Monday, March 30, 2009

D.C. Protest Redefines Environmental Activism

Oberlin Review March 13, 2009
by DEA GOBLIRSCH


The burning sensation caused by my thawing toes, curled around Toasti-Toes foot warmers, was overridden only by the protest chants that filled the frigid air. Raising our voices against coal power and liquid natural gas ("Come on people let's organize! No coal, no gas, no compromise!"), my group of about 30 activists stood outside of the Capitol power plant's front gate. Our banners spelled out "Climate Justice, Not Corporate Greenwashing" and "Stop Cliffside" (a coal-fired power plant proposed for North Carolina) in spray-painted letters. Behind us, a line of police officers tightly hugged the fence surrounding the plant. Across the street, a measly counter-protest made up of about 15 people held signs pronouncing, "Coal is cheap, Al Gore is evil and wrong."

My affinity group (defined as activists working together in direct action) was comprised of the most radical contingents in March 2's Capitol Climate Action, including Rising Tide, Earth First! and Mountain Justice. However, the justice theme that permeated the entire protest demonstrated a mainstreaming of the movement and the radicalization of many environmentalists. Orchestrated primarily by Greenpeace, a well-established organization, the broad-scale action focused on the human, as well as environmental, impacts of coal.
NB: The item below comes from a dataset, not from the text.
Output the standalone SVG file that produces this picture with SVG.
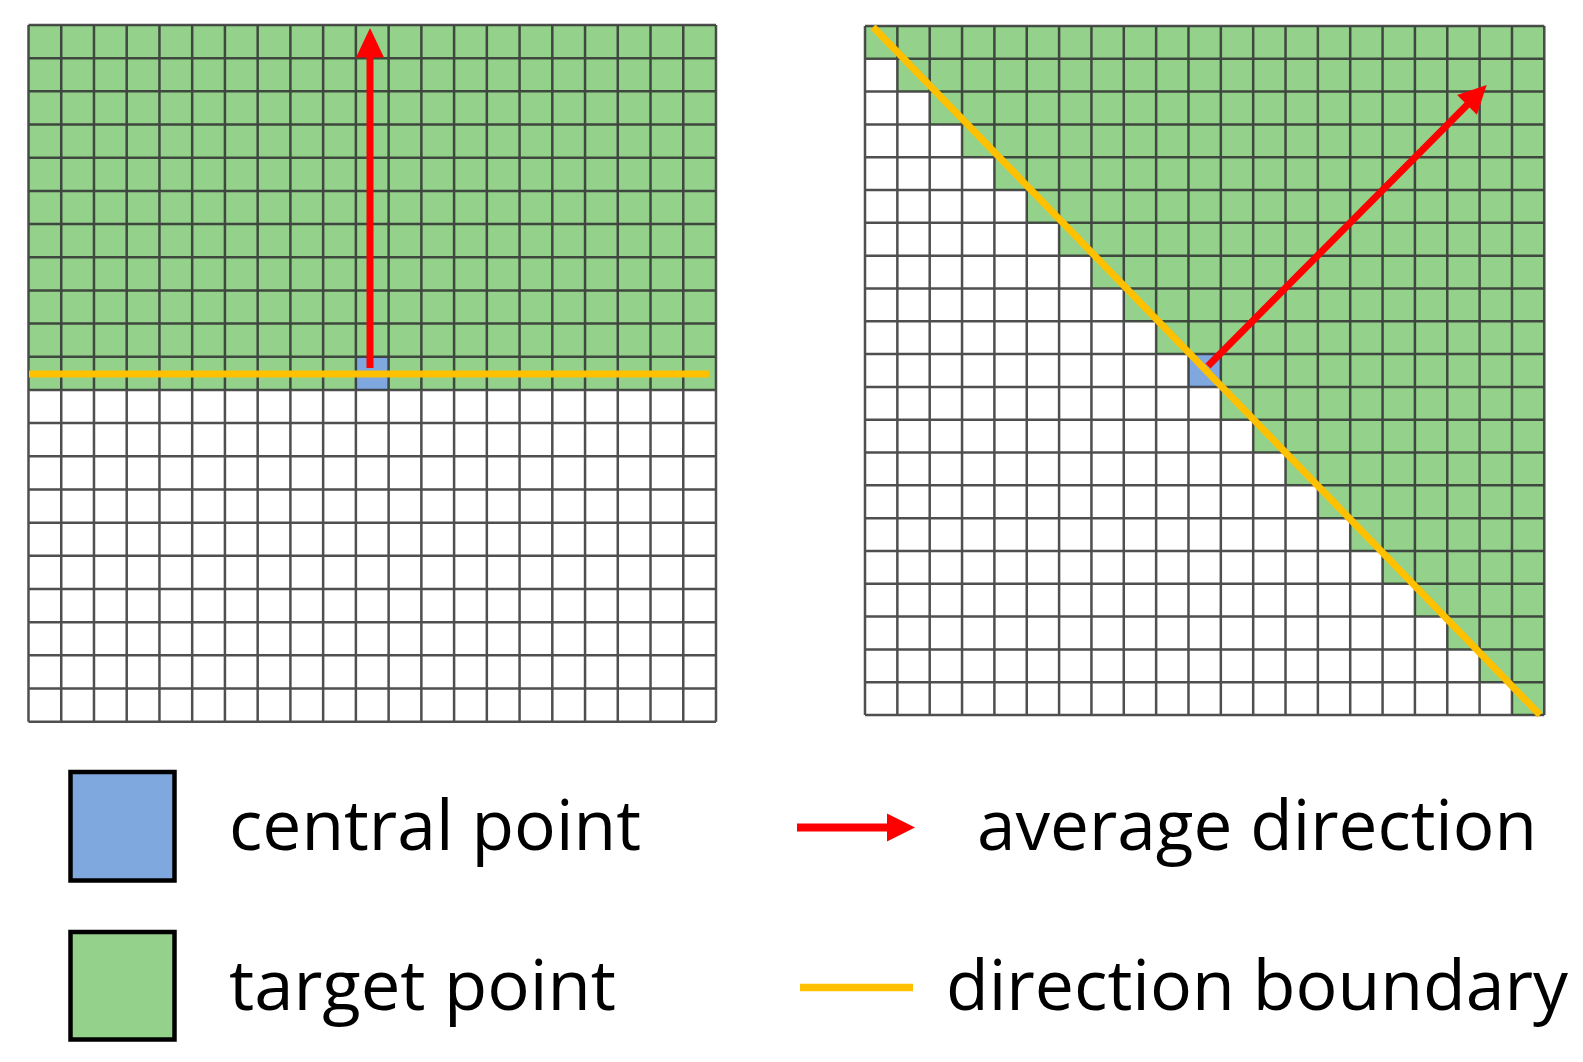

"What do we want? Environmental justice! When do we want it?! Now!" emerged as a rallying cry in the Spirit of Justice Park, the gathering point for all 2,500 participants. Appalachian communities and indigenous groups affected by mining and processing led the march from the park to the coal plant that heats the U.S. Capitol's water. After the march circled the entire plant, the impacted communities took my affinity group's place at the media-saturated front gate so that they would be the most visible component of the Capitol Climate Action.

By decompartmentalizing environmentalism and justice, activists are beginning to recognize the intersections of all forms of oppression and to question the structures that uphold them. It's difficult to claim that the capitalist extraction of resources is for the benefit of all of humanity and civilization when it's clear that mountaintop removal, coal mining and power plant pollution are destroying livelihoods right now.

The environmental justice movement first emerged in the 1980s, basing itself on principles of clean air, water quality, food access and unpolluted property for all people, but it has often been considered a niche cause. Throughout the 1990s and up until today, most environmentalism has been eco-centric and its relationship with social justice tenuous at best.

Growing up, the contemporary rabble rouser I remember most was Julia Butterfly Hill, who resided in a redwood tree between 1997 and 1999 to prevent its felling by a timber company. Each year, my elementary school teachers would collect pennies to "save the rainforest" from agriculture and logging. Prior to the Capitol Climate Action, Greenpeace's main goals have included fighting climate change, whaling, nuclear power and the destruction of old growth forests. Even radical environmental organizations, including Earth First!, have traditionally focused on the protection of wildlife refuges and national wilderness areas.

The shift from ecological warriors to climate justice activists has arrived in the wake of recent events and disasters. The rapid depletion of natural resources, staggering climate change statistics and food shortages have pushed environmentalism and sustainability into the media and onto the political agenda. This focused media lens, coupled with un-ignorable tragedies such as the devastation of New Orleans' lower-income and African-American communities after Hurricane Katrina, have made environmental injustices a larger part of the environmental conversation.

The Capitol Climate Action's tangible goals were simple and small-scale: To shut down the Capitol power plant for one day. The plant resumed normal operations on March 3. While the action was conceived to highlight the detrimental effects of coal, Nancy Pelosi announced on Feb. 26 that the plant would be switching to natural gas. (Natural gas, though cleaner-burning, is also unsustainable and unjust -- our supply is extremely limited, and pipelines are being driven through rural farms, creating risks of leakage and fires.)

However, the action advertised itself as symbolic, claiming preemptively, to be "the largest climate justice action in United States history." It was a statement against mountain top removal, coal-fired power plants and ironically-named clean coal technologies across the country.

With 2,500 activists on the streets of Washington shouting, "What do we want? Environmental justice! When do we want it? Now!" the Capitol Climate Action planted the seed of a truly radical movement. It hasn't taken root just yet. Many environmentalists still have faith in the United States' brand of capitalism and "democracy" to solve our woes. However, a new generation of young activists is coming of age at a time when, whether it be the economic crisis or the foolishness of cap-and-trade "solutions," the structural failures of our society are coming into full focus.

What warmed my freezing bones the most as I stood in front of the Capitol power plant on March 2 was watching the definition of "environmentalist" shift before my eyes -- tree huggers acknowledging that human lives are being uprooted, too. Let's go even further by fighting the hypocrisy and unsustainability echoing through the halls of that building -- you know, the one that the Capitol power plant heats.